We also need research and development of cost models for the various approaches to migration. Decision making and preservation planning are compromised by the absence of cost data that addresses multiple formats and multiple options for migration. Such research should relate the losses of information and functionality to the costs of different migration strategies. Data on the costs incurred with various migration strategies would support a variety of policy and administrative decisions including appraisal and selection, choice of migration strategies, and the organization of the archiving function.
In this discussion, I have assiduously avoided drawing a sharp distinction between long-term maintenance of electronic records and preservation of other types of digital information. Both Bearman and Cunningham in their reviews of the digital archiving task force report stressed the need to differentiate records from other types of digital information.

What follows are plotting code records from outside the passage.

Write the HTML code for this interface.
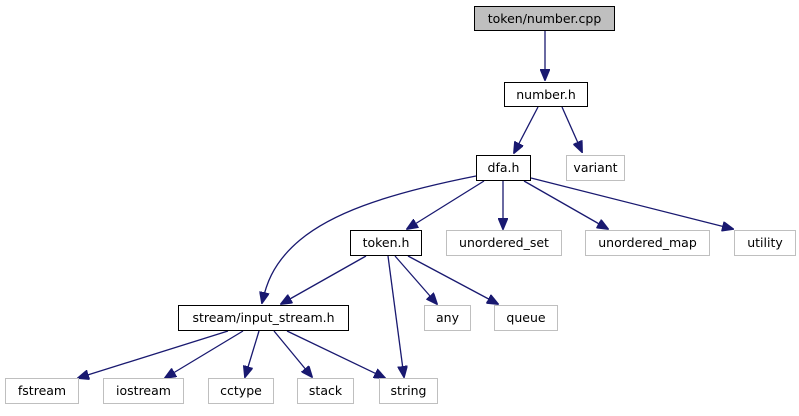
<!DOCTYPE html>
<html><head><style>
body{margin:0;background:#fff;width:799px;height:411px;overflow:hidden}
text{font-family:"DejaVu Sans","Liberation Sans",sans-serif;font-size:12.5px;fill:#000}
</style></head><body>
<svg width="799" height="411" viewBox="0 0 799 411" xmlns="http://www.w3.org/2000/svg">
<defs><marker id="a" markerWidth="12" markerHeight="10" refX="11" refY="5" orient="auto" markerUnits="userSpaceOnUse"><polygon points="0,0 12,5 0,10" fill="#191970" stroke="#191970"/></marker></defs>
<g fill="none" stroke="#191970" stroke-width="1.3" marker-end="url(#a)">
<line x1="545" y1="31" x2="545" y2="80"/>
<line x1="538" y1="107" x2="514" y2="153"/>
<line x1="562" y1="107" x2="582" y2="152"/>
<path d="M476,176 C380,195 330,215 300,240 C270,265 265,290 262,303"/>
<line x1="484" y1="181" x2="407" y2="229"/>
<line x1="503" y1="181" x2="503" y2="229"/>
<line x1="524" y1="181" x2="608" y2="229"/>
<line x1="531" y1="178" x2="733" y2="229"/>
<line x1="366" y1="256" x2="281" y2="304"/>
<line x1="388" y1="256" x2="404" y2="377"/>
<line x1="395" y1="256" x2="437" y2="304"/>
<line x1="408" y1="256" x2="498" y2="304"/>
<line x1="228" y1="331" x2="78" y2="378"/>
<line x1="243" y1="331" x2="165" y2="378"/>
<line x1="259" y1="331" x2="245" y2="377"/>
<line x1="274" y1="331" x2="312" y2="377"/>
<line x1="287" y1="331" x2="385" y2="378"/>
</g>
<g stroke-width="1">
<rect x="474.5" y="6.5" width="140" height="24" fill="#bfbfbf" stroke="#000"/>
<rect x="504.5" y="82.5" width="83" height="24" fill="#fff" stroke="#000"/>
<rect x="476.5" y="155.5" width="54" height="25" fill="#fff" stroke="#000"/>
<rect x="566.5" y="155.5" width="58" height="25" fill="#fff" stroke="#bfbfbf"/>
<rect x="350.5" y="230.5" width="71" height="25" fill="#fff" stroke="#000"/>
<rect x="446.5" y="230.5" width="115" height="25" fill="#fff" stroke="#bfbfbf"/>
<rect x="585.5" y="230.5" width="124" height="25" fill="#fff" stroke="#bfbfbf"/>
<rect x="734.5" y="230.5" width="61" height="25" fill="#fff" stroke="#bfbfbf"/>
<rect x="178.5" y="305.5" width="170" height="25" fill="#fff" stroke="#000"/>
<rect x="424.5" y="305.5" width="46" height="25" fill="#fff" stroke="#bfbfbf"/>
<rect x="494.5" y="305.5" width="63" height="25" fill="#fff" stroke="#bfbfbf"/>
<rect x="5.5" y="378.5" width="73" height="25" fill="#fff" stroke="#bfbfbf"/>
<rect x="103.5" y="378.5" width="80" height="25" fill="#fff" stroke="#bfbfbf"/>
<rect x="208.5" y="378.5" width="65" height="25" fill="#fff" stroke="#bfbfbf"/>
<rect x="297.5" y="378.5" width="56" height="25" fill="#fff" stroke="#bfbfbf"/>
<rect x="379.5" y="378.5" width="58" height="25" fill="#fff" stroke="#bfbfbf"/>
</g>
<g text-anchor="middle">
<text x="544.5" y="23">token/number.cpp</text>
<text x="546" y="99">number.h</text>
<text x="503.5" y="172">dfa.h</text>
<text x="595.5" y="172">variant</text>
<text x="386" y="247">token.h</text>
<text x="504" y="247">unordered_set</text>
<text x="647.5" y="247">unordered_map</text>
<text x="765" y="247">utility</text>
<text x="263.5" y="322">stream/input_stream.h</text>
<text x="447.5" y="322">any</text>
<text x="526" y="322">queue</text>
<text x="42" y="395">fstream</text>
<text x="143.5" y="395">iostream</text>
<text x="241" y="395">cctype</text>
<text x="325.5" y="395">stack</text>
<text x="408.5" y="395">string</text>
</g>
</svg>
</body></html>
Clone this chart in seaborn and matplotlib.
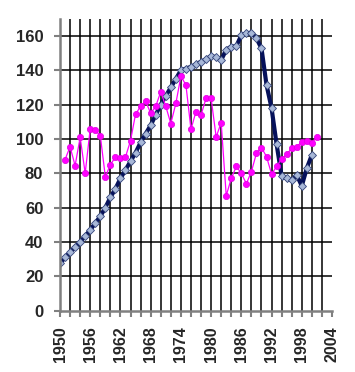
import matplotlib
matplotlib.use("Agg")
import matplotlib.pyplot as plt
import seaborn as sns
import pandas as pd

years_blue = list(range(1950, 2001))
blue_vals = [27.5, 31, 34, 37, 40, 43.5, 47, 51, 55, 60,
             66, 71, 77, 82, 87, 92, 98, 103, 108, 114,
             120, 125, 130, 135, 140, 141, 142, 143.5, 145, 146.5,
             148.3, 147.6, 146, 152, 153.8, 154, 160.5, 161.5, 162, 158.6,
             152.8, 131.5, 118, 97, 78.4, 77, 76, 79, 72.7, 83,
             90.7]

years_pink = list(range(1951, 2002))
pink_vals = [88, 95.5, 84.5, 101, 80, 106, 105, 102, 78, 85,
             89.5, 89, 89.5, 99, 114.5, 119, 122, 115, 119, 127.5,
             119, 109, 120.7, 136.5, 131.5, 105.6, 116, 114, 123.7, 123.7,
             101.2, 109.5, 67, 77, 84, 80, 74, 81, 91.7, 95,
             89.7, 79.6, 84, 88.4, 91, 94.6, 95.5, 98.4, 98.6, 97.5,
             101.3]

xtick_labels = list(range(1950, 2005, 6))
ytick_vals = list(range(0, 161, 20))

sns.set_style("white")
plt.rcParams['font.family'] = ['Liberation Sans', 'DejaVu Sans']

df_blue = pd.DataFrame({"year": years_blue, "value": blue_vals})
df_pink = pd.DataFrame({"year": years_pink, "value": pink_vals})

fig = plt.figure(figsize=(3.55, 3.72), dpi=100)
ax = fig.add_axes([60/355, 1-310.7/372, (332-60)/355, (310.7-18.8)/372])

# grid lines
for yv in ytick_vals[1:]:
    ax.axhline(yv, color='black', lw=1.1, zorder=1)
for xv in range(1952, 2003, 2):
    ax.axvline(xv, color='black', lw=1.1, zorder=1)

sns.lineplot(data=df_blue, x="year", y="value", ax=ax, color='#06115a',
             lw=3.0, marker='D', markersize=4.5, markerfacecolor='#a8b8d8',
             markeredgecolor='#34447a', markeredgewidth=0.6, zorder=3)
sns.lineplot(data=df_pink, x="year", y="value", ax=ax, color='#ff00ff',
             lw=0.9, marker='o', markersize=4.5, markerfacecolor='#ff00ff',
             markeredgecolor='#e000e0', markeredgewidth=0.5, zorder=4)

ax.set_xlim(1950, 2004)
ax.set_ylim(0, 170)
ax.set_xlabel("")
ax.set_ylabel("")
ax.set_xticks(range(1950, 2005, 2))
ax.set_xticklabels([str(y) if y in xtick_labels else "" for y in range(1950, 2005, 2)],
                   rotation=90, fontsize=11.5, fontweight='bold')
ax.set_yticks(ytick_vals)
ax.set_yticklabels([str(v) for v in ytick_vals], fontsize=12, fontweight='bold')
ax.tick_params(axis='both', direction='out', length=4, width=1.5, color='#808080',
               bottom=True, left=True)
ax.tick_params(axis='y', pad=8)
ax.tick_params(axis='x', pad=7)
for s in ['top', 'right']:
    ax.spines[s].set_visible(False)
for s in ['left', 'bottom']:
    ax.spines[s].set_color('#808080')
    ax.spines[s].set_linewidth(1.8)
    ax.spines[s].set_zorder(5)

fig.savefig("out.png", dpi=100)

In this discussion, I have concentrated on a series of requirements, specifications, options, and possible tools for migration. This is only a small subset of the research issues that are pertinent to long-term maintenance of electronic records. This research agenda is motivated, however, by a strong sense that the archival community has oriented its approaches to migration toward the problems and techniques of the generation of technology we are migrating from rather than taking advantage of the possibilities of the generation of technologies we are migrating to. An effective research agenda should explore how archivists can use emerging technologies to resolve the preservation problems caused by pervious generations of technology.